PLASTIC BAG RE-USERS
Super-organised and frugal, they reuse plastic bags for all sorts of household chores and are worried about how they are going to live without them.
Response: ‘‘But what am I going to line my rubbish bin with?’’
Help to transition: Model practical solutions - fold their newspaper into a handy bin liner (best time to grab their attention is while they’re still reading it) or demonstrate how you wash out your liner-free bin with one hand while you make them a cup of tea with the other.
PLASTIC BAG FREE SUPPORTERS
Keen to save turtles and sea-birds from plastic pollution, but a busy daily life means they sometimes forget to take their own reusable bags.
Response: ‘‘I love Jacinda, it’s so amazing that New Zealand is finally doing something about plastic bags’’.
Help to transition: Give the gift that keeps on giving (to the planet) - a stash of stylish roll-up bags to hide in every available glove-box and handbag for emergencies.
Don’t see plastic bags as a problem, so can’t see the point of banning them.

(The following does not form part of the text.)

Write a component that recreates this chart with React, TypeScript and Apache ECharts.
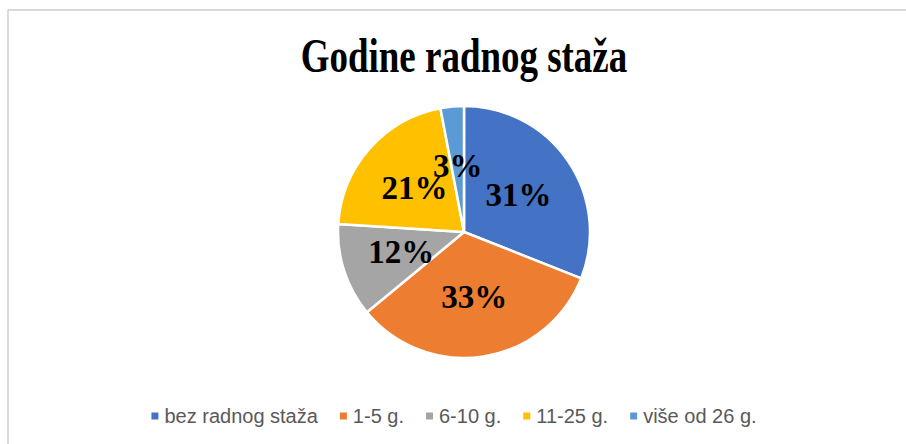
import React, { useEffect, useRef } from "react";
import * as echarts from "echarts";

const titleText = "Godine radnog staža";
const categories = ["bez radnog staža", "1-5 g.", "6-10 g.", "11-25 g.", "više od 26 g."];
const values = [31, 33, 12, 21, 3];
const colors = ["#4472C4", "#ED7D31", "#A5A5A5", "#FFC000", "#5B9BD5"];

export default function App() {
  const ref = useRef<HTMLDivElement>(null);
  useEffect(() => {
    if (!ref.current) return;
    const chart = echarts.init(ref.current, undefined, { renderer: "svg" });
    chart.setOption({
      animation: false,
      backgroundColor: "#ffffff",
      color: colors,
      graphic: [
        { type: "line", shape: { x1: 8, y1: 10, x2: 906, y2: 10 }, style: { stroke: "#d9d9d9", lineWidth: 2 } },
        { type: "line", shape: { x1: 8, y1: 10, x2: 8, y2: 444 }, style: { stroke: "#d9d9d9", lineWidth: 2 } },
        {
          type: "text",
          x: 464,
          y: 56,
          scaleX: 0.77,
          style: {
            text: titleText,
            fontFamily: "Liberation Serif",
            fontWeight: "bold",
            fontSize: 48,
            fill: "#000000",
            align: "center",
            verticalAlign: "middle",
          },
        },
      ],
      legend: {
        bottom: 13,
        left: "center",
        icon: "rect",
        itemWidth: 9,
        itemHeight: 9,
        itemGap: 20,
        textStyle: { fontFamily: "Liberation Sans", fontSize: 20, color: "#595959" },
        data: categories,
      },
      series: [
        {
          type: "pie",
          center: [464, 232],
          radius: [0, 126],
          startAngle: 90,
          clockwise: true,
          avoidLabelOverlap: false,
          labelLayout: { hideOverlap: false },
          itemStyle: { borderColor: "#ffffff", borderWidth: 2.5 },
          label: {
            show: true,
            position: "inside",
            formatter: "{d}%",
            fontFamily: "Liberation Serif",
            fontWeight: "bold",
            fontSize: 33,
            color: "#000000",
          },
          labelLine: { show: false },
          emphasis: { disabled: true },
          data: categories.map((name, i) => ({ name, value: values[i] })),
        },
      ],
    });
    return () => chart.dispose();
  }, []);
  return (
    <div
      ref={ref}
      style={{ position: "absolute", left: 0, top: 0, width: 906, height: 444 }}
    />
  );
}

Either refer to much bigger environmental problems facing the world or deny that there are any environmental problems facing the world.
Response: ‘‘Why bother, it’s not going to make a difference anyway’’.
Help to transition: Show them pictures of cute albatross chicks, dying whales and babies (their own if possible and preferably all together in the same photo). Batter them down with relentless optimism about the power of humanity to change course if we all work together.
HOW TO BREAK THE SINGLE USE PLASTIC BAG HABIT
Fold up your reusable bags when you finish putting away your shopping and put them back in the car.
Keep an emergency bag in every glove box and handbag.
If you forget your reusable bags, ask for a cardboard box, carry items loose or push them to the car in your trolley. A little bit of inconvenience and/or public embarrassment will help you remember next time.
Replace plastic bag bin liners with a newspaper bin liner or no bin liner at all (just wash and dry in sunshine when empty, works best if you compost your food waste).
Dog owners - switch to bread bags or other bags that come with pre-packaged food items for your favourite daily job (picking up the poo).